There´s one little detail that always bothered me about that very inspiring story. He didn´t see his wife for 12 flippin years! Couldn´t he just go in and say hello? Couldn´t he have a cup of coffee with her before departing again? 

After learning about bechipazon, I have my answer. 
No. He couldn´t. 
Had he gone in to see his wife, he may never have left again.
Rabbi Akiva knew that he needed to make a split second decision. It´s now or never.  

THAT was the second to act, and not a moment later. 
One more question, just to fill up your seder with lots of ´em. What does chametz have to do with the avoda of pesach? Why doesn't chametz interfere with Rosh Hashana, or Shabbos?
 The only time we have an obligation from the Torah to educate our children, is at the Pesach seder. As a matter of fact, that is the entire point of Pesach. V'heegadita l´bincha... Transmission to children.  

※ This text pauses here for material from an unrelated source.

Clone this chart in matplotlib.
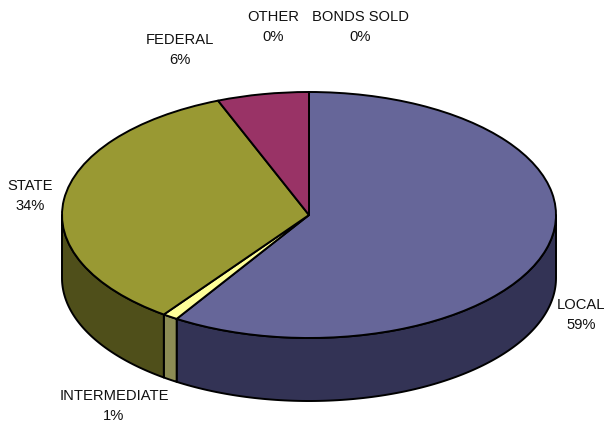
import numpy as np
import matplotlib
matplotlib.use('Agg')
import matplotlib.pyplot as plt
from matplotlib.patches import Wedge, Polygon

labels = ['LOCAL', 'INTERMEDIATE', 'STATE', 'FEDERAL', 'OTHER', 'BONDS SOLD']
shares = [59, 1, 34, 6, 0, 0]
top_colors = ['#666699', '#FFFF99', '#999933', '#993366', '#666699', '#FFFF99']
side_colors = ['#333355', '#8C8C54', '#4F4F1A', '#4F1A35', '#333355', '#8C8C54']

label_pos = [(581, 315), (114, 406), (30, 196), (180, 50), (273, 27), (360, 27)]

W, H = 608, 426
CX, CY = 309, 215
RX, RY = 247, 123
DEPTH = 63 / RY
EDGE = 1.4

plt.rcParams['font.family'] = ['Liberation Sans', 'DejaVu Sans']

fig = plt.figure(figsize=(W / 100, H / 100), dpi=100)
ax = fig.add_axes([0, 0, 1, 1])
# one data unit is the pie radius, so a circle in data space shows as the ellipse
ax.set_xlim(-CX / RX, (W - CX) / RX)
ax.set_ylim(-(H - CY) / RY, CY / RY)
ax.axis('off')

# pie runs clockwise from 12 o'clock
bounds = 90 - np.cumsum([0] + shares) * 3.6


def side_face(a1, a2, color):
    # only the front half of the rim is visible
    lo, hi = max(a1, -180), min(a2, 0)
    if lo >= hi:
        return
    t = np.radians(np.linspace(lo, hi, 120))
    x, y = np.cos(t), np.sin(t)
    pts = np.r_[np.c_[x, y], np.c_[x, y - DEPTH][::-1]]
    ax.add_patch(Polygon(pts, closed=True, fc=color, ec='black', lw=EDGE,
                         joinstyle='round', zorder=2))


for i in range(len(shares)):
    if shares[i] == 0:
        continue
    a2, a1 = bounds[i], bounds[i + 1]
    side_face(a1, a2, side_colors[i])
    # also cover the same rim one turn round
    side_face(a1 + 360, a2 + 360, side_colors[i])
    side_face(a1 - 360, a2 - 360, side_colors[i])

for i in range(len(shares)):
    if shares[i] == 0:
        continue
    ax.add_patch(Wedge((0, 0), 1, bounds[i + 1], bounds[i], fc=top_colors[i],
                       ec='black', lw=EDGE, joinstyle='round', zorder=3))

for name, share, (px, py) in zip(labels, shares, label_pos):
    ax.text((px - CX) / RX, (CY - py) / RY, f'{name}\n{share}%', ha='center', va='center',
            fontsize=10.6, color='#111111', linespacing=1.58)

fig.savefig('out.png', dpi=100)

At the seder, we do everything just for the kids to ask and learn. But, a person cannot transmit when he has gaava, arrogance. 
 Because an arrogant person doesn't listen to anyone, and therefore doesn´t learn from anyone. And he can't connect with those that he's teaching. A person can only teach something to others when he has humility.
And, this is why, right after we learn the message of Pesach from Rabbi Akiva, each of his 24,000 students fell sick and left this world. 
Because, since they didn't have enough humility and couldn´t respect each other properly, they were unable to transmit the Torah. They had to be disqualified.
Time management. 
The time is now.

It seems like a message so simple and insigficant for a holiday as grand as Pesach

Simple? Indeed it is. It´s that little miniscule line causing the hei to become a ches 
It´s that little mitzvah that I lost forever.
It´s that little split second decision of doing something now...or perhaps never.

Chametz or matzah. Arrogance or humility. Life or death.

Insignificant? Indeed it is...if you´d rather still be wearing a burqa.
Btw, I used blue ink this week because I'm in middle of cleaning out my black ink cartridge for Pesach.

Have a great shabbos and a chag kasher v'sameach.